The group size limit is expected to be reduced in the Biden administration management plan, which is nearing completion.

The Trump plan also opened more remote roads to use by all-terrain vehicles. The opening of the V-Road in the Escalante Canyons section of the monument has left the area — under consideration for higher protection as a wilderness area — marred by vandalism, trash and more human waste.

That damage came with little of the “economic expansion by way of natural resource extraction” that state officials had promised, Grant said.

Pendley, the former Trump BLM official, has been fighting for more state and local control of public lands since he served in the administration of Republican Ronald Reagan.

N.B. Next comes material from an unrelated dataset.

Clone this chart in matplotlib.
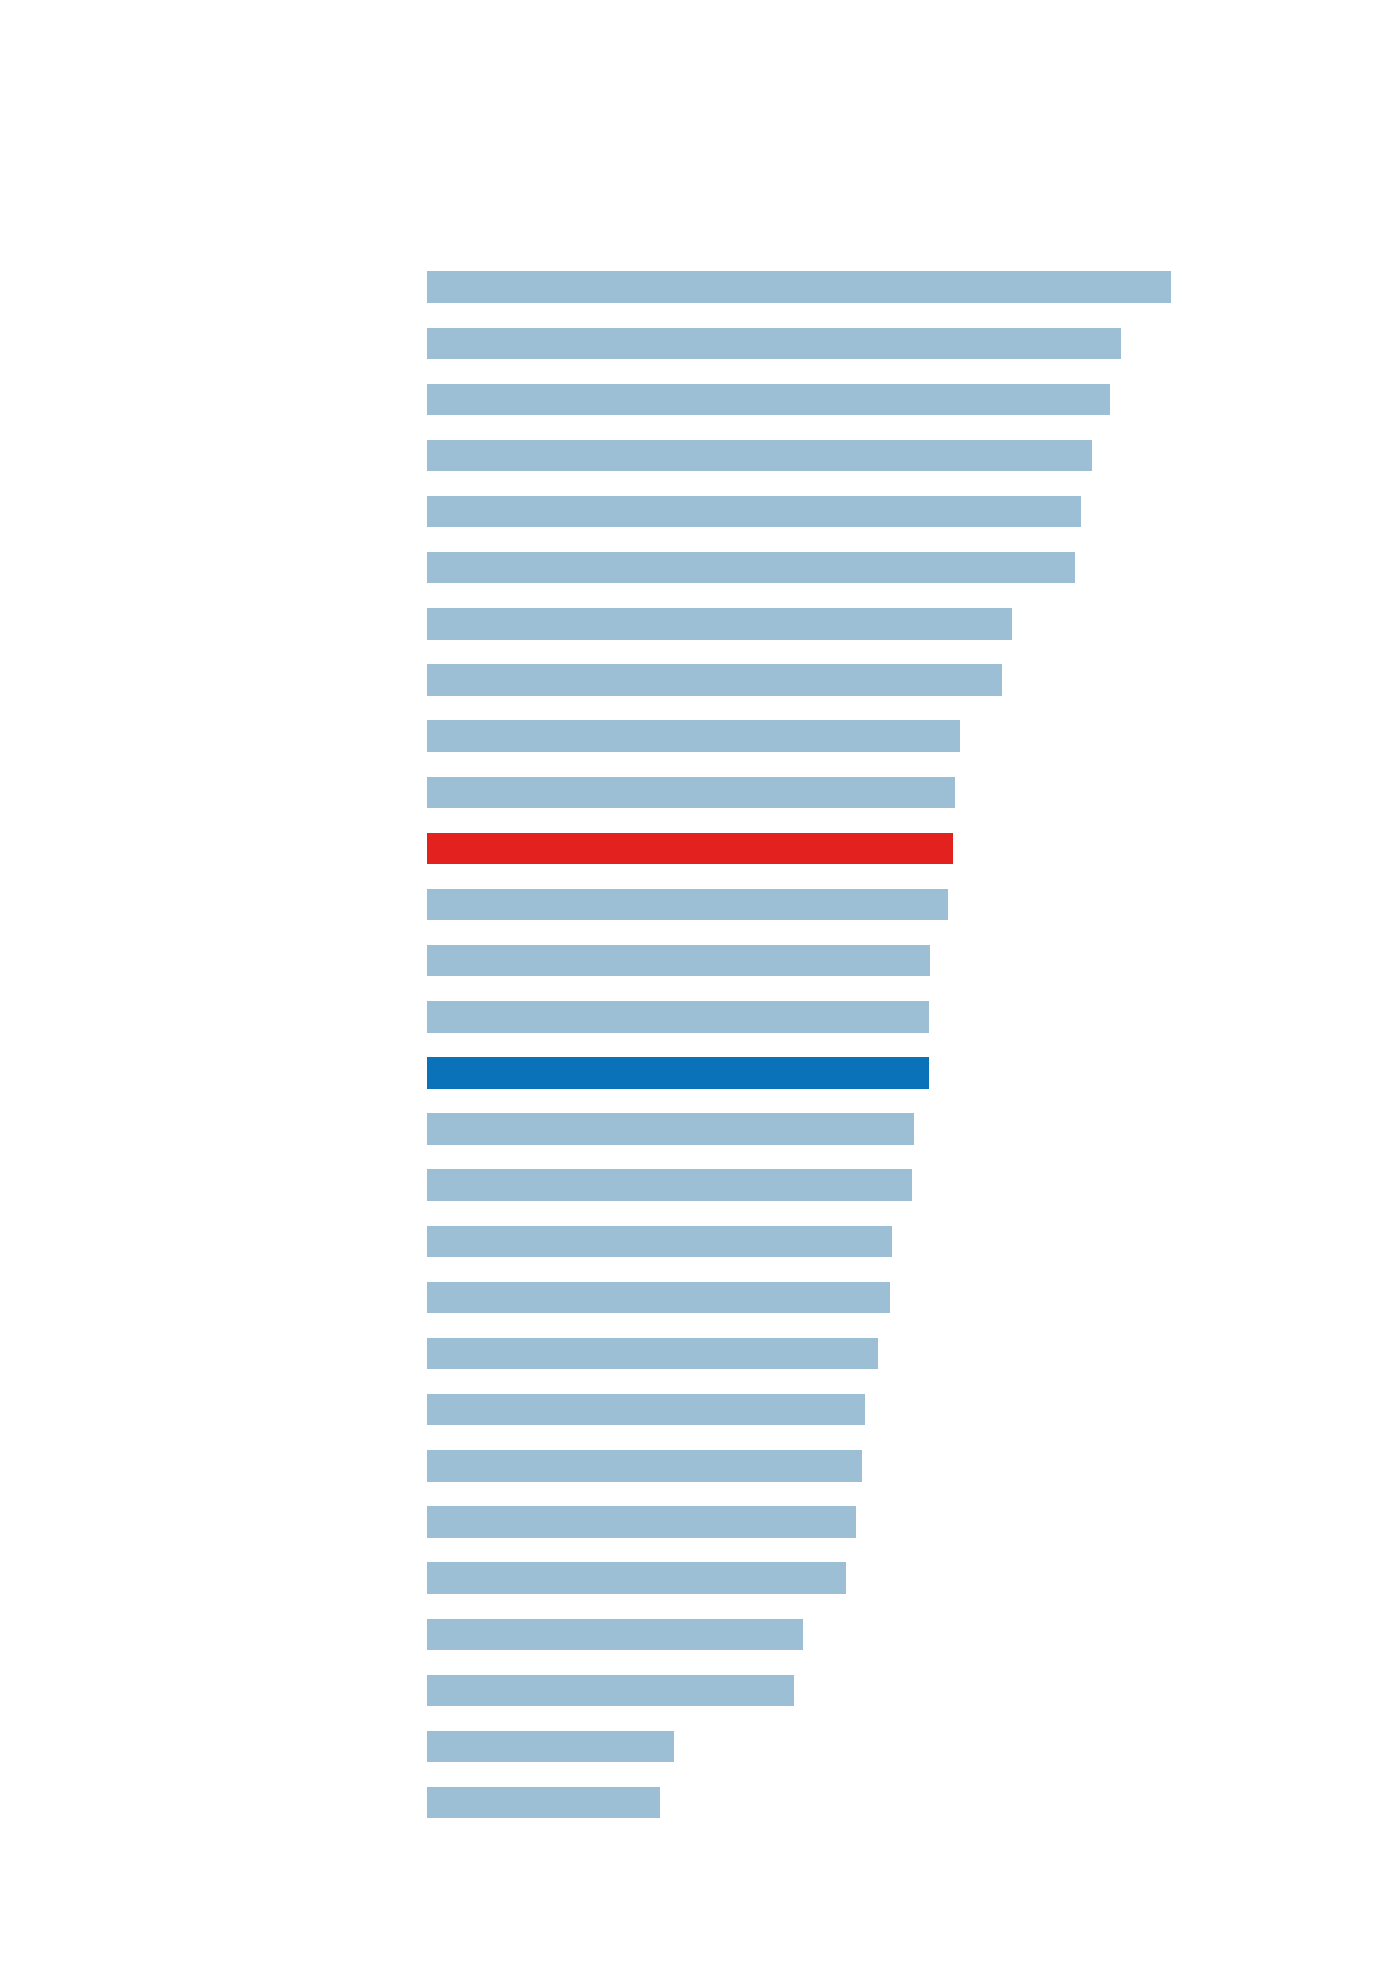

He wrote “Sagebrush Rebel,” a book about Reagan’s fight against what he saw as excessive federal control of Western lands.

Pendley’s Project 2025 plan calls for a downsizing of Cascade-Siskiyou National Monument, saying the area should be governed by a historic agreement that predated the monument. It would allow greater harvesting of timber on BLM land, creating well-paying jobs and reducing fuel for future wildfires, Pendley argues.

The Wyoming-reared lawyer says that many laws enacted after the Antiquities Act — to protect endangered species and wild and scenic rivers, for example — create adequate protections for the outdoors.

Advocates for Cascade-Siskiyou and other monuments say presidents have used their monument-making power wisely. They point to the Grand Canyon in Arizona and Denali in Alaska as among the many monuments that went on to become beloved national parks.

Dave Willis, a horse packer who lives on monument land in Oregon, has been fighting for creation and preservation of the Cascade-Siskiyou monument for decades. The intent of Trump allies to open the property to timber harvest is just part of a “scorched-earth policy with regard to all public lands,” he said.

“Americans really care about their public lands,” Willis said. “And when someone threatens them, they are not going to take it lying down. Trying to degrade public lands will put you on the wrong side of history.”